**REQUIRED WORK**
Stop at the line containing "fig.patch.set_facecolor(BG)": repeat exactly every line of the entries below from the first up to it, plus that line, with pictures omitted.

(A block of data)
** BEGIN **

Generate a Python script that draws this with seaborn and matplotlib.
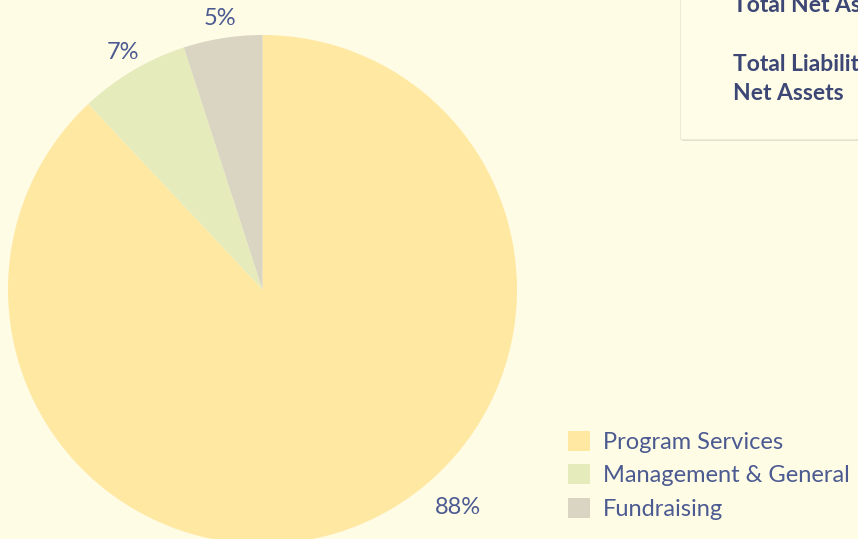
import matplotlib
matplotlib.use("Agg")
import matplotlib.pyplot as plt
import matplotlib.patches as mpatches
import seaborn as sns

# expense breakdown
categories = ["Program Services", "Management & General", "Fundraising"]
shares = [88, 7, 5]
colors = ["#FFE8A2", "#E5EBBA", "#D9D5C2"]
box_lines = ["Total Net Assets", "Total Liabilities &", "Net Assets"]

BG = "#FFFCE6"
NAVY = "#3C4775"
SLATE = "#4B5A90"

sns.set_theme(style="white")
plt.rcParams["font.family"] = ["Lato", "DejaVu Sans"]

fig = plt.figure(figsize=(8.58, 5.39), dpi=100)
fig.patch.set_facecolor(BG)

# pie axes: centre ~ (262, 290) px, radius ~254 px
W, H = 858, 539
r = 254.5
cx, cy = 262.5, 539 - 289.5
ax = fig.add_axes([(cx - r) / W, (cy - r) / H, 2 * r / W, 2 * r / H])
ax.set_facecolor("none")

wedges, texts = ax.pie(
    shares,
    labels=[f"{v}%" for v in shares],
    colors=colors,
    startangle=90,
    counterclock=False,
    labeldistance=1.08,
    wedgeprops=dict(linewidth=0),
    textprops=dict(color=SLATE, fontsize=17),
)
for t in texts:
    t.set_ha("center")
texts[0].set_position((0.768, -0.855))
ax.set_xlim(-1, 1)
ax.set_ylim(-1, 1)
ax.axis("off")

# legend
fig.legend(
    wedges, categories,
    loc="upper left", bbox_to_anchor=(563 / W, 1 - 426 / H),
    frameon=False, fontsize=17, labelcolor=SLATE,
    handlelength=0.95, handleheight=0.95, handletextpad=0.55,
    labelspacing=0.47, borderpad=0.2, borderaxespad=0,
)

# partially visible summary box at top right
shadow = mpatches.Rectangle((682 / W, 1 - 141 / H), 1, 1, transform=fig.transFigure,
                            facecolor="#E3DFCC", edgecolor="none", zorder=0)
box = mpatches.Rectangle((680 / W, 1 - 139 / H), 1, 1, transform=fig.transFigure,
                         facecolor="#FFFDE8", edgecolor="#EEEAD6", linewidth=0.8, zorder=1)
fig.patches.extend([shadow, box])
for line, base in zip(box_lines, [12, 71, 100]):
    fig.text(733 / W, 1 - base / H, line, fontsize=16.5, fontweight="bold",
             color=NAVY, va="baseline", ha="left")

fig.savefig("out.png", dpi=100, facecolor=BG)
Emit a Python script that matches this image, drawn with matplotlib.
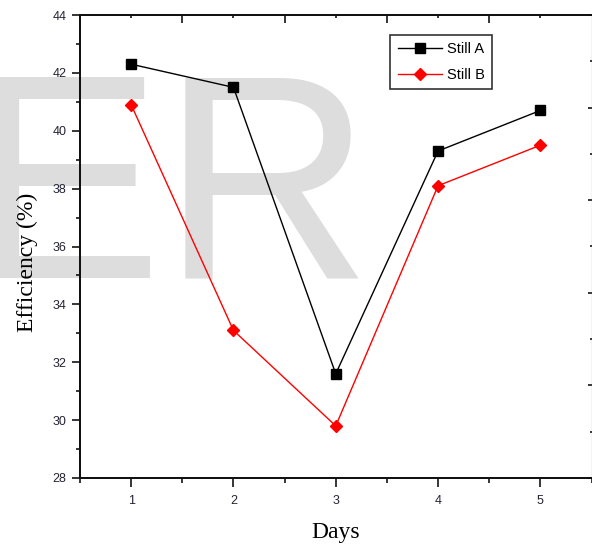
import matplotlib
matplotlib.use('Agg')
import matplotlib.pyplot as plt
from matplotlib.ticker import MultipleLocator, NullFormatter

# data
days = [1, 2, 3, 4, 5]
still_a = [42.3, 41.5, 31.6, 39.3, 40.7]
still_b = [40.9, 33.1, 29.8, 38.1, 39.5]
y_ticks = [28, 30, 32, 34, 36, 38, 40, 42, 44]

fig = plt.figure(figsize=(5.92, 5.47), dpi=100)
ax = fig.add_axes([80 / 592, 69 / 547, 511.5 / 592, 463 / 547])
ax.patch.set_visible(False)

# watermark behind everything
fig.text(-33 / 592, (547 - 278) / 547, 'ER', fontsize=210, color='#dddddd',
         family='Liberation Sans', ha='left', va='baseline', zorder=-5)

ax.plot(days, still_a, color='black', lw=1.0, marker='s', ms=7,
        label='Still A', zorder=3)
ax.plot(days, still_b, color='red', lw=1.0, marker='D', ms=6.5,
        label='Still B', zorder=3)

ax.set_xlim(0.5, 5.5)
ax.set_ylim(28, 44)
ax.set_xticks(days)
ax.set_yticks(y_ticks)
ax.xaxis.set_minor_locator(MultipleLocator(0.5))
ax.yaxis.set_minor_locator(MultipleLocator(1))

for lab in ax.get_xticklabels() + ax.get_yticklabels():
    lab.set_fontfamily('Liberation Sans')
    lab.set_fontsize(9)
    lab.set_color('#222233')

ax.tick_params(axis='y', which='major', direction='out', length=5.8, width=1.1, pad=4.0)
ax.tick_params(axis='y', which='minor', direction='out', length=3, width=1.1)
ax.tick_params(axis='x', which='major', direction='out', length=6.5, width=1.1, pad=5.5)
ax.tick_params(axis='x', which='minor', direction='out', length=3.6, width=1.1)

# top ticks: short at integers, long at halves (inward)
axt = ax.twiny()
axt.set_xlim(ax.get_xlim())
axt.set_xticks([1.5, 2.5, 3.5, 4.5])
axt.xaxis.set_minor_locator(MultipleLocator(1))
axt.xaxis.set_major_formatter(NullFormatter())
axt.tick_params(axis='x', which='major', direction='in', length=6, width=1.1)
axt.tick_params(axis='x', which='minor', direction='in', length=1.8, width=1.1)

# right ticks: ten divisions, alternating
axr = ax.twinx()
axr.set_ylim(0, 10)
axr.set_yticks([0, 2, 4, 6, 8, 10])
axr.yaxis.set_minor_locator(MultipleLocator(1))
axr.yaxis.set_major_formatter(NullFormatter())
axr.tick_params(axis='y', which='major', direction='in', length=3.2, width=1.1)
axr.tick_params(axis='y', which='minor', direction='in', length=1.2, width=1.1)

for a in (ax, axt, axr):
    for side in ('left', 'bottom', 'top'):
        a.spines[side].set_color('#111111')
        a.spines[side].set_linewidth(1.2)
    a.spines['right'].set_color('#c0c0c0')
    a.spines['right'].set_linewidth(0.8)

ax.set_xlabel('Days', family='Liberation Serif', fontsize=17)
ax.set_ylabel('Efficiency (%)', family='Liberation Serif', fontsize=17)
ax.xaxis.set_label_coords(0.5, -0.095)
ax.yaxis.set_label_coords(-0.083, 0.465)

leg = ax.legend(loc='upper left', bbox_to_anchor=(0.607, 0.957), borderaxespad=0,
                frameon=True, fancybox=False, edgecolor='black', numpoints=1,
                handlelength=3.0, handletextpad=0.35, labelspacing=0.8,
                borderpad=0.5, prop={'family': 'Liberation Sans', 'size': 10.5})
leg.get_frame().set_linewidth(1.2)
leg.set_zorder(10)

fig.savefig('out.png', dpi=100)
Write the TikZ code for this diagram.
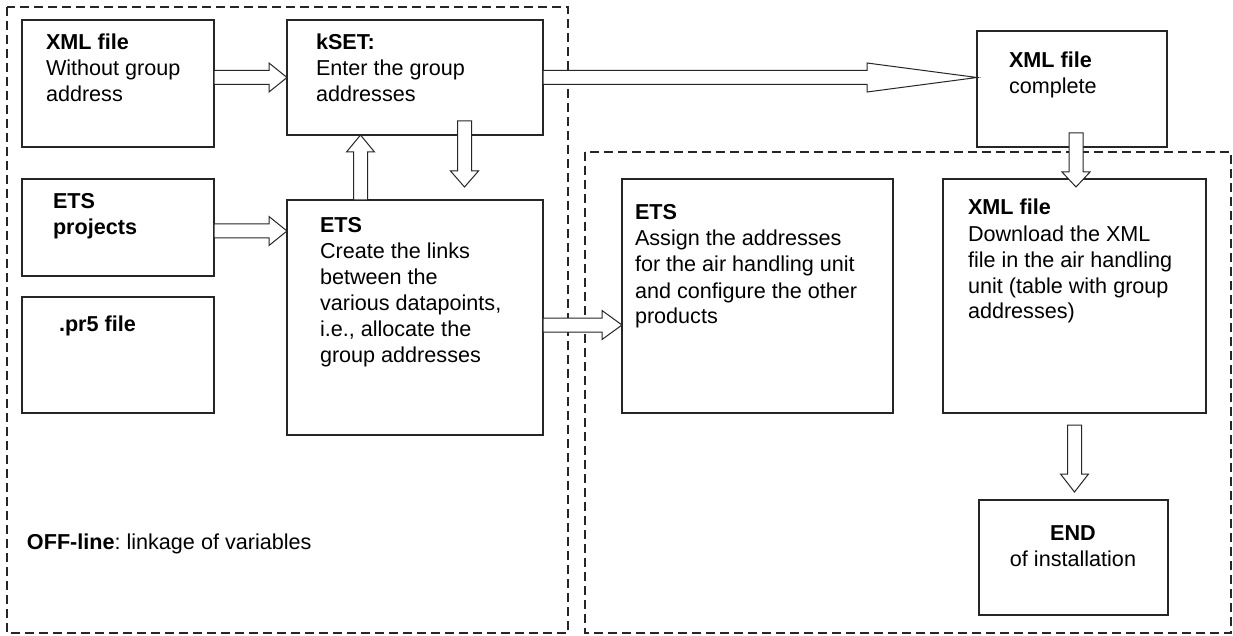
\documentclass[tikz,border=0pt]{standalone}
\usepackage{fontspec}
\setmainfont{Liberation Sans}
\usetikzlibrary{calc}
\frenchspacing
\newcommand\tl[1]{\begin{tabular}[t]{@{}l@{}}#1\end{tabular}}
\newcommand\tc[1]{\begin{tabular}[t]{@{}c@{}}#1\end{tabular}}
\newcommand\bx[5]{\node[box, minimum width={#4-#2}, minimum height={#5-#3}] (#1) at ({(#2+#4)/2},{(#3+#5)/2}) {};}
% rightward block arrow: start, end (x only), head length
\newcommand\harr[3]{\draw[blk] let \p1=(#1), \p2=(#2) in
  (\x1,\y1+7) -- (\x2-#3,\y1+7) -- (\x2-#3,\y1+14.5) -- (\x2,\y1) -- (\x2-#3,\y1-14.5) -- (\x2-#3,\y1-7) -- (\x1,\y1-7) -- cycle;}
% downward block arrow: start, end (y only), head length
\newcommand\darr[3]{\draw[blk] let \p1=(#1), \p2=(#2) in
  (\x1-7,\y1) -- (\x1-7,\y2+#3) -- (\x1-14,\y2+#3) -- (\x1,\y2) -- (\x1+14,\y2+#3) -- (\x1+7,\y2+#3) -- (\x1+7,\y1) -- cycle;}
% upward block arrow
\newcommand\uarr[3]{\draw[blk] let \p1=(#1), \p2=(#2) in
  (\x1-7,\y1) -- (\x1-7,\y2-#3) -- (\x1-14,\y2-#3) -- (\x1,\y2) -- (\x1+14,\y2-#3) -- (\x1+7,\y2-#3) -- (\x1+7,\y1) -- cycle;}
\begin{document}
\begin{tikzpicture}[x=1pt,y=-1pt,
  box/.style={draw=black!85, line width=1.5pt, inner sep=0pt, outer sep=0pt, fill=white},
  txt/.style={inner sep=0pt, outer sep=0pt, font=\fontsize{21.6}{26}\selectfont, text=black},
  blk/.style={draw=black!85, line width=1pt, fill=white, line join=miter},
  dashbox/.style={draw=black!85, line width=1.2pt, dash pattern=on 9pt off 5pt}]
\useasboundingbox (0,0) rectangle (1233,636);
\fill[white] (0,0) rectangle (1233,636);
% dashed regions
\draw[dashbox] (7,7) rectangle (568,633);
\draw[dashbox] (585,152) rectangle (1231,633);
% boxes
\bx{xml}{22}{20}{214}{147}
\bx{kset}{287}{20}{543}{135}
\bx{etsp}{22}{179}{214}{276}
\bx{pr5}{22}{297}{214}{413}
\bx{ets1}{287}{200}{543}{435}
\bx{xmlc}{977}{31}{1167}{147}
\bx{ets2}{622}{179}{893}{413}
\bx{xml2}{943}{179}{1206}{413}
\bx{endb}{979}{500}{1168}{615}
% texts
\node[txt, anchor=base west] (txml) at (46,50) {\tl{\textbf{XML file}\\Without group\\address}};
\node[txt, anchor=base west] (tkset) at (316,50) {\tl{\textbf{kSET:}\\Enter the group\\addresses}};
\node[txt, anchor=base west] (tetsp) at (53,209) {\tl{\textbf{ETS}\\\textbf{projects}}};
\node[txt, anchor=base west] (tpr5) at (59,331) {\textbf{.pr5 file}};
\node[txt, anchor=base west] (tets1) at (320,233) {\tl{\textbf{ETS}\\Create the links\\between the\\various datapoints,\\i.e., allocate the\\group addresses}};
\node[txt, anchor=base west] (txmlc) at (1009,68) {\tl{\textbf{XML file}\\complete}};
\node[txt, anchor=base west] (tets2) at (635,220) {\tl{\textbf{ETS}\\Assign the addresses\\for the air handling unit\\and configure the other\\products}};
\node[txt, anchor=base west] (txml2) at (968,215) {\tl{\textbf{XML file}\\Download the XML\\file in the air handling\\unit (table with group\\addresses)}};
\node[txt, anchor=base] (tend) at (1073,540) {\tc{\textbf{END}\\of installation}};
\node[txt, anchor=base west] (toff) at (27,549) {\textbf{OFF-line}: linkage of variables};
% block arrows
\harr{xml.east |- kset.west}{kset.west}{18}
\harr{kset.east}{xmlc.west}{110}
\harr{[yshift=-3.5pt]etsp.east}{ets1.west}{18}
\harr{[yshift=-7.5pt]ets1.east}{ets2.west}{20}
\uarr{[xshift=-54.5pt]ets1.north}{kset.south}{17}
\darr{[xshift=49.5pt,yshift=14pt]kset.south}{[yshift=13pt]ets1.north}{16}
\darr{[xshift=4pt,yshift=14pt]xmlc.south}{[yshift=-8pt]xml2.north}{15}
\darr{[yshift=-12pt]xml2.south}{[yshift=8pt]endb.north}{18}
\end{tikzpicture}
\end{document}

** END **

**OUTPUT OF THE TASK**
Generate a Python script that draws this with seaborn and matplotlib.
import matplotlib
matplotlib.use("Agg")
import matplotlib.pyplot as plt
import matplotlib.patches as mpatches
import seaborn as sns

# expense breakdown
categories = ["Program Services", "Management & General", "Fundraising"]
shares = [88, 7, 5]
colors = ["#FFE8A2", "#E5EBBA", "#D9D5C2"]
box_lines = ["Total Net Assets", "Total Liabilities &", "Net Assets"]

BG = "#FFFCE6"
NAVY = "#3C4775"
SLATE = "#4B5A90"

sns.set_theme(style="white")
plt.rcParams["font.family"] = ["Lato", "DejaVu Sans"]

fig = plt.figure(figsize=(8.58, 5.39), dpi=100)
fig.patch.set_facecolor(BG)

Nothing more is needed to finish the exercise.